In today’s ruling, the appeals court upheld the lower court’s determination that Microsoft’s business practices were anti-competitive. “What this boils down to is that the court held that Microsoft’s success gave it a coercive power to prevent other businesses from competing with it,” says Provenzo. “In fact, neither Microsoft nor any legitimate business holds such power. No business can outlaw its competitors or force people to buy its products. Microsoft is successful for no other reason than because it provides its customers with products they value.”

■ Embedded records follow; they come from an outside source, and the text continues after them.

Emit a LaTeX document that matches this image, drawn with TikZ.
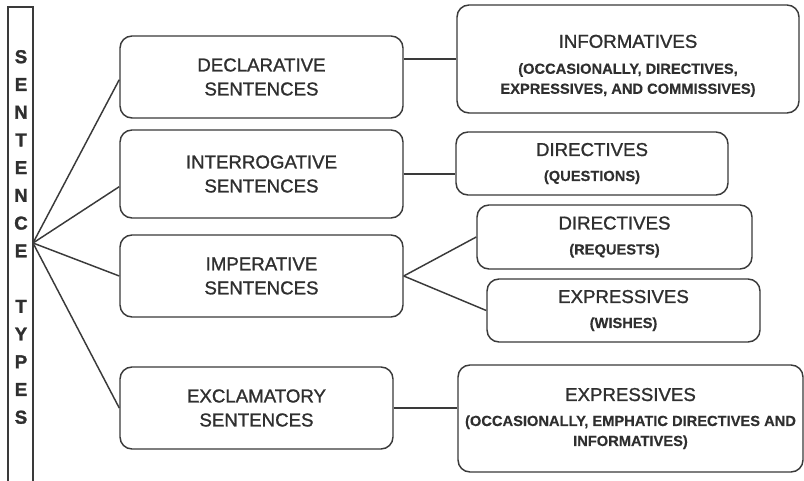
\documentclass[tikz,border=0pt]{standalone}
\usepackage{fontspec}
% slightly emboldened strokes give the heavier print look of the labels
\setmainfont{Liberation Sans}[UprightFeatures={FakeBold=1.1},BoldFeatures={FakeBold=0.3}]
\newfontfamily\barfont{Liberation Sans}[BoldFeatures={FakeBold=1.5}]
\usetikzlibrary{calc}
\definecolor{ink}{HTML}{3A3A3A}
\definecolor{txt}{HTML}{2F2F2F}
% regular-weight heading line inside a bold act box
\newcommand\acthead[1]{{\fontsize{14}{15}\selectfont\mdseries #1}}
\begin{document}
\begin{tikzpicture}[x=0.75pt,y=-0.75pt,
  sz/.style 2 args={minimum width=#1*0.75pt,minimum height=#2*0.75pt},
  box/.style={draw=ink,line width=1.1pt,rounded corners=9pt,inner sep=0pt,
    align=center,text=txt},
  kind/.style={box,font=\fontsize{14}{18}\selectfont},
  act/.style={box,font=\fontsize{11}{15}\selectfont\bfseries},
  link/.style={draw=ink,line width=1.1pt}]
\useasboundingbox[fill=white] (0,0) rectangle (804,481);

% vertical title bar
\draw[ink,line width=1.1pt] (8,484) -- (8,7) -- (33,7) -- (33,484);
\node[text=txt,align=center,font=\fontsize{14}{20.8}\barfont\bfseries]
  (title) at (21,237)
  {S\\E\\N\\T\\E\\N\\C\\E\\\mbox{}\\T\\Y\\P\\E\\S};
\coordinate (fan) at (33,243);

% sentence types
\node[kind,sz={283}{82}] (decl)  at (261.5,77)  {DECLARATIVE\\SENTENCES};
\node[kind,sz={283}{88}] (inter) at (261.5,174) {INTERROGATIVE\\SENTENCES};
\node[kind,sz={283}{82}] (imper) at (261.5,276) {IMPERATIVE\\SENTENCES};
\node[kind,sz={273}{82}] (excl)  at (256.5,408) {EXCLAMATORY\\SENTENCES};

% speech acts
\node[act,sz={342}{108}] (info) at (628,59)
  {\rule{0pt}{20pt}\acthead{INFORMATIVES}\\[4.5pt](OCCASIONALLY, DIRECTIVES,\\EXPRESSIVES, AND COMMISSIVES)};
\node[act,sz={272}{63}] (dirq) at (592,163.5)
  {\acthead{DIRECTIVES}\\[3.75pt](QUESTIONS)};
\node[act,sz={275}{64}] (dirr) at (614.5,237)
  {\acthead{DIRECTIVES}\\[3.75pt](REQUESTS)};
\node[act,sz={273}{63}] (expw) at (623.5,310.5)
  {\acthead{EXPRESSIVES}\\[3.75pt](WISHES)};
\node[act,sz={345}{107}] (expe) at (630.5,418.5)
  {\acthead{EXPRESSIVES}\\[3.75pt](OCCASIONALLY, EMPHATIC DIRECTIVES AND\\INFORMATIVES)};

% connectors
\draw[link] (fan) -- ([yshift=-2pt]decl.west);
\draw[link] (fan) -- ([yshift=-9.5pt]inter.west);
\draw[link] (fan) -- (imper.west);
\draw[link] (fan) -- (excl.west);
\draw[link] (info.west) -- (info.west -| decl.east);
\draw[link] (inter.east) -- (inter.east -| dirq.west);
\draw[link] (imper.east) -- (dirr.west);
\draw[link] (imper.east) -- (expw.west);
\draw[link] (excl.east) -- (excl.east -| expe.west);
\end{tikzpicture}
\end{document}
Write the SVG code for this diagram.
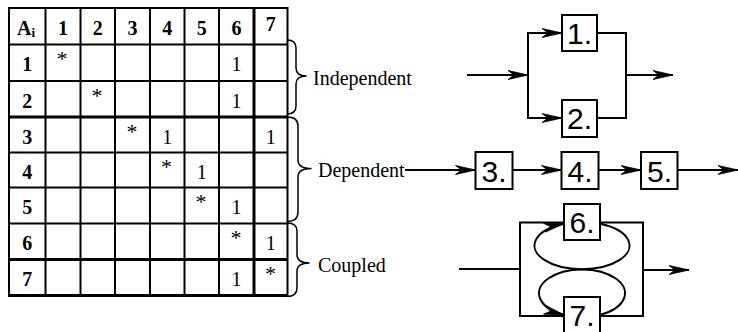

“When the standard for judging a company like Microsoft is whether or not its legitimately earned success is a threat to others, it is not time to see if it falls within the standard—it is time to throw out the standard,” says Provenzo.
“The Microsoft antitrust case is about whether or not Microsoft has a right to its property—the right to determine the composition of its products in a way that it decides makes the most business sense,” says Provenzo. “That Microsoft’s business tactics were held as “anti-competitive” by the lower court and that the appeals court chose to affirm this determination speaks directly to the injustice of antitrust."
“At root, today’s decision is less about how Judge Jackson was overruled for his inappropriate conduct during the district court trial and more about if our country is going to respect the rights of businessmen to their property," says Provenzo. “While the immediate threat of breakup has been removed, Microsoft—and by extension, all business—still faces genuine threats to its rights.”
“This unjust case needs to come to an end,” says Provenzo. “I call on CAC’s supporters to write President Bush, US Attorney General John Ashcroft, and their representatives in Congress urging them to bring an immediate end to the Microsoft antitrust case.”
“Instead of continuing the attack on Microsoft, America needs to have a national debate over the arbitrary and unjust provisions of the antitrust laws and to bring an end to the practice of persecuting businessmen for their success,” says Provenzo.
The mission of The Center for the Advancement of Capitalism is to present to the public a moral defense of individualism and economic freedom. The Center undertakes projects and activities designed to communicate its message to the public, the press, and policy leaders, targeting issues central to a moral defense of laissez-faire capitalism.